Friday was a watershed moment in my professional career as I stepped down from three roles - as Director of National Institute for Regional and Spatial Analysis (NIRSA, after 11.5 years), Director of National Centre for Geocomputation (NCG, after 2 years), and Chair of Irish Social Sciences Platform (ISSP, after 6 years). I'll continue to work in NIRSA as a PI on various projects, but will not be running the place on a day to day basis. I can't say I'll miss all the crappy admin and politics, though I'll not be able to escape it all. Eleven and a half years in one role is more than enough and the change should hopefully be good for me and the institute. Looking back it's been a productive decade and I'm happy that I've handed over NIRSA in better shape than I inherited it. Raising the salary every year for 15-25 people has been a challenge, but somehow we've scraped it together. Onwards to the next challenges ...
My posts this week
A coming storm?
Review of The Third Rail by Michael Harvey **.5
Review of The Sisters Brothers by Patrick deWitt ****
Review of The Signal in the Noise by Nate Silver ****
3 comments:
Congratulations, Rob, on moving on to new horizons.
Wow, that is a lot of responsibility that you are letting go of. And the ability to be there but not be so "in charge" sounds good to me.
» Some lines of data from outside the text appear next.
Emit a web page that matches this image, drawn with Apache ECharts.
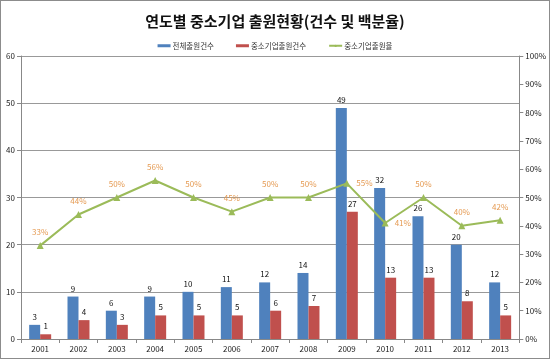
<!DOCTYPE html>
<html><head><meta charset="utf-8">
<script src="https://cdn.jsdelivr.net/npm/echarts@6/dist/echarts.min.js"></script>
<style>html,body{margin:0;padding:0;background:#fff}#c{width:548px;height:357px;border:1px solid #8c8c8c}</style>
</head><body><div id="c"></div>
<script>
const years = ['2001','2002','2003','2004','2005','2006','2007','2008','2009','2010','2011','2012','2013'];
const totalApps = [3,9,6,9,10,11,12,14,49,32,26,20,12];
const smeApps = [1,4,3,5,5,5,6,7,27,13,13,8,5];
const smeRatio = [33,44,50,56,50,45,50,50,55,41,50,40,42];
const titleText = '연도별 중소기업 출원현황(건수 및 백분율)';
const seriesNames = ['전체출원건수','중소기업출원건수','중소기업출원율'];
const font = '"Noto Sans CJK KR", "Noto Sans", sans-serif';
const chart = echarts.init(document.getElementById('c'));
const ratioLabelPos = smeRatio.map((v,i)=> (i===8||i===9) ? 'right' : 'top');
chart.setOption({
  animation:false,
  textStyle:{fontFamily:font},
  title:{text:titleText,left:'center',top:8,textStyle:{fontSize:15,fontWeight:'bold',color:'#111',fontFamily:font}},
  legend:{top:36,left:'center',itemWidth:13,itemHeight:3,itemGap:22,
    textStyle:{fontSize:7.5,color:'#333',fontFamily:font,padding:[0,0,0,-3]},
    data:[{name:seriesNames[0],icon:'rect'},{name:seriesNames[1],icon:'rect'},{name:seriesNames[2]}]},
  grid:{left:20,right:28,top:55,bottom:19},
  xAxis:{type:'category',data:years,
    axisLine:{lineStyle:{color:'#888'}},
    axisTick:{show:true,length:4,lineStyle:{color:'#888'}},
    axisLabel:{fontSize:8,color:'#222',margin:6}},
  yAxis:[
    {type:'value',min:0,max:60,interval:10,
      axisLine:{show:true,lineStyle:{color:'#888'}},
      axisTick:{show:true,length:4,lineStyle:{color:'#888'}},
      splitLine:{lineStyle:{color:'#999'}},
      axisLabel:{fontSize:8,color:'#222',margin:6}},
    {type:'value',min:0,max:100,interval:10,
      axisLine:{show:true,lineStyle:{color:'#888'}},
      axisTick:{show:true,length:4,lineStyle:{color:'#888'}},
      splitLine:{show:false},
      axisLabel:{fontSize:8,color:'#222',margin:6,formatter:'{value}%'}}
  ],
  series:[
    {name:seriesNames[0],type:'bar',data:totalApps,barWidth:11,barGap:'0%',
      itemStyle:{color:'#4F81BD'},
      label:{show:true,position:'top',fontSize:8,color:'#111',distance:4}},
    {name:seriesNames[1],type:'bar',data:smeApps,barWidth:11,
      itemStyle:{color:'#C0504D'},
      label:{show:true,position:'top',fontSize:8,color:'#111',distance:4}},
    {name:seriesNames[2],type:'line',yAxisIndex:1,
      data:smeRatio.map((v,i)=>({value:v,label:{position:ratioLabelPos[i]}})),
      symbol:'triangle',symbolSize:7,
      lineStyle:{color:'#9BBB59',width:2},itemStyle:{color:'#9BBB59'},
      label:{show:true,fontSize:8,color:'#E59A52',distance:6,formatter:'{c}%'}}
  ]
});
</script></body></html>
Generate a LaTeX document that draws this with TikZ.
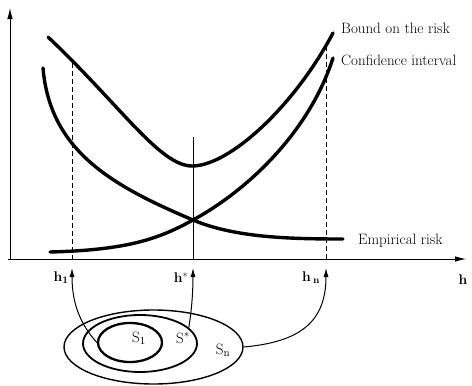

I don't fully lose responsibility - I'll still be looking after 4 large projects, but not the overall show plus a second institute. Looking back I still find it amazing that they gave me the job when I was 31; I can't imagine giving the post to someone so green (I was only a handful of years post PhD at the time). It was probably a sink or swim moment; thankfully I discovered I could doggy paddle and bluff at the same time.